My column on damp squids and holly reefs and other howling etymologies seems to have delighted Times readers enough to send in stacks of their own. In the way of things, I was also bereted by two readers, indeed made into something of an escaped goat, for being sufficiently unfamiliar with the English language to imagine there was such a thing as a damp squid.

Now that I am also the Big Brother household’s favourite read, I shall no doubt suffer the fate of a previous contestant who thought East Angular was a sovereign state somewhere near China.
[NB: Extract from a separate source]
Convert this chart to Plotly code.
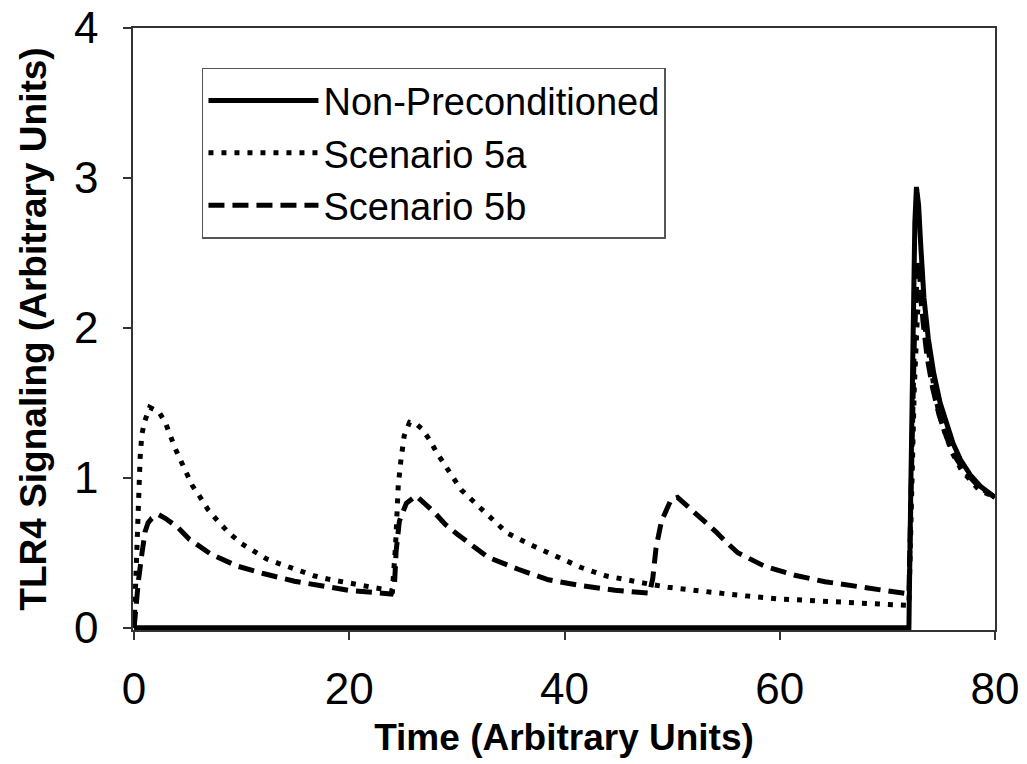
import plotly.graph_objects as go

# ---- data ----
x_non = [0, 72.0, 72.15, 72.35, 72.55, 72.7, 72.9, 73.1, 73.4, 73.8, 74.3, 74.9, 75.5, 76.1, 76.8, 77.7, 78.7, 80]
y_non = [0, 0, 0.8, 1.9, 2.7, 2.94, 2.82, 2.55, 2.2, 1.93, 1.7, 1.5, 1.35, 1.23, 1.12, 1.02, 0.94, 0.87]

x_5a = [0, 0.2, 0.4, 0.56, 0.72, 1.0, 1.45, 2.3, 2.9, 3.35, 3.8, 4.3, 4.85, 5.4, 6.15, 6.85, 7.8, 8.85,
        10.0, 11.2, 12.3, 13.4, 14.6, 15.7, 16.8, 18.0, 19.1, 20.25, 21.4, 22.5, 23.4, 24.0,
        24.3, 24.55, 24.8, 25.1, 25.6, 26.2, 26.7, 27.5, 28.1, 28.9, 30.4, 32.6, 34.7, 37.1, 39.4,
        41.6, 43.9, 46.2, 48.0, 49.6, 51.9, 54.2, 56.4, 59.8, 63.3, 66.7, 70.1, 72.0,
        72.2, 72.5, 72.8, 73.0, 73.3, 73.6, 74.0, 74.5, 75.2, 76.0, 76.9, 78.5, 80]
y_5a = [0, 0.45, 0.82, 1.13, 1.29, 1.38, 1.47, 1.44, 1.37, 1.28, 1.2, 1.12, 1.03, 0.95, 0.87, 0.79, 0.71, 0.63,
        0.56, 0.51, 0.46, 0.43, 0.40, 0.37, 0.345, 0.325, 0.31, 0.29, 0.275, 0.26, 0.25, 0.245,
        0.55, 0.95, 1.12, 1.28, 1.37, 1.36, 1.33, 1.25, 1.17, 1.08, 0.92, 0.77, 0.63, 0.545, 0.47,
        0.40, 0.345, 0.31, 0.29, 0.27, 0.25, 0.227, 0.215, 0.193, 0.178, 0.167, 0.155, 0.15,
        0.8, 1.6, 2.1, 2.22, 2.1, 1.95, 1.72, 1.52, 1.33, 1.17, 1.05, 0.92, 0.87]

x_5b = [0, 0.1, 0.4, 0.72, 1.02, 1.3, 1.65, 2.27, 2.9, 4.06, 5.14, 7.15, 9.64, 12.1, 14.9, 17.4, 19.9, 22.7,
        23.9, 24.2, 24.35, 24.65, 25.3, 26.2, 27.9, 28.9, 30.1, 32.9, 35.7, 38.5, 41.6, 44.7, 47.5,
        47.9, 48.2, 48.5, 49.0, 49.9, 50.5, 50.9, 52.4, 54.0, 54.9, 56.1, 58.6, 61.4, 64.2, 66.7, 69.2, 71.5,
        72.0, 72.2, 72.5, 72.8, 73.0, 73.3, 73.7, 74.2, 74.8, 75.5, 76.3, 77.2, 78.5, 80]
y_5b = [0, 0.09, 0.31, 0.49, 0.64, 0.70, 0.73, 0.755, 0.73, 0.67, 0.59, 0.49, 0.41, 0.36, 0.31, 0.28, 0.25, 0.233,
        0.225, 0.29, 0.51, 0.71, 0.83, 0.88, 0.77, 0.69, 0.62, 0.47, 0.39, 0.32, 0.28, 0.25, 0.233,
        0.23, 0.33, 0.53, 0.71, 0.855, 0.87, 0.845, 0.745, 0.645, 0.58, 0.50, 0.41, 0.35, 0.307, 0.28, 0.25, 0.233,
        0.225, 0.9, 1.9, 2.45, 2.35, 2.05, 1.8, 1.6, 1.42, 1.27, 1.14, 1.04, 0.94, 0.87]

names = ["Non-Preconditioned", "Scenario 5a", "Scenario 5b"]
x_ticks = [0, 20, 40, 60, 80]
y_ticks = [0, 1, 2, 3, 4]

fig = go.Figure()
fig.add_trace(go.Scatter(x=x_non, y=y_non, mode="lines", name=names[0],
                         line=dict(color="black", width=5)))
fig.add_trace(go.Scatter(x=x_5a, y=y_5a, mode="lines", name=names[1],
                         line=dict(color="black", width=5, dash="5px,8px")))
fig.add_trace(go.Scatter(x=x_5b, y=y_5b, mode="lines", name=names[2],
                         line=dict(color="black", width=5, dash="16px,8px")))

tick_font = dict(family="Liberation Sans Narrow, Arial Narrow, Liberation Sans, Arial", size=44, color="black")
title_font = dict(family="Liberation Sans, Arial", size=37, color="black")

fig.update_layout(
    width=1027, height=764,
    margin=dict(l=133, r=32, t=28, b=134),
    paper_bgcolor="white", plot_bgcolor="white",
    showlegend=True,
    legend=dict(
        x=0.08, y=0.934, xanchor="left", yanchor="top",
        bgcolor="white", bordercolor="#555555", borderwidth=1.5,
        font=dict(family="Liberation Sans, Arial", size=38, color="black"),
        itemwidth=110, tracegroupgap=0,
    ),
    xaxis=dict(
        range=[-0.1, 80], tickvals=x_ticks, ticktext=[str(v) for v in x_ticks],
        showline=True, linecolor="#333333", linewidth=1.5, mirror=True,
        ticks="outside", ticklen=8, tickcolor="#333333", tickwidth=1.5,
        showgrid=False, zeroline=False, tickfont=tick_font, automargin=False,
        title=dict(text="<b>Time (Arbitrary Units)</b>", font=title_font, standoff=13),
        ticklabelstandoff=11,
    ),
    yaxis=dict(
        range=[-0.015, 4], tickvals=y_ticks, ticktext=[str(v) for v in y_ticks],
        showline=True, linecolor="#333333", linewidth=1.5, mirror=True,
        ticks="outside", ticklen=8, tickcolor="#333333", tickwidth=1.5,
        showgrid=False, zeroline=False, tickfont=tick_font, automargin=False,
        title=dict(text="<b>TLR4 Signaling (Arbitrary Units)</b>", font=title_font, standoff=16),
        ticklabelstandoff=16,
    ),
)

fig.write_html("out.html")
This is the sort of thing to drive anyone stark raven mad, or indeed to turn this whole column into a bit of a wild elephant. The only thing for it will be to drive off in my hunchback car and get a bit of aquapuncture.

Food seems to offer rich pickings for howlers: a fast-food joint in Singapore calls itself ‘Sudden Food’, but if that has crept up on you too quickly, have pity on the lady still searching for the recipe for Ends Meat, as in ‘I don’t know how I am going to make ends meet’. For the ladies’ man, Damsel Jam seems too good to miss and, for those who want to eat modestly, there is always the microway.

Other readers have been astonished at menu recommendations for Acid spumante (I cannot comment for legal reasons), banana spit, and home-made shepherd’s bush. At a wedding buffet recently, guests were met with Sausage Rolls, followed by Profit Rolls, or elsewhere, Prophetic Rolls, the kind of food, I imagine, that warns you of exactly how ill you are going to be by bedtime.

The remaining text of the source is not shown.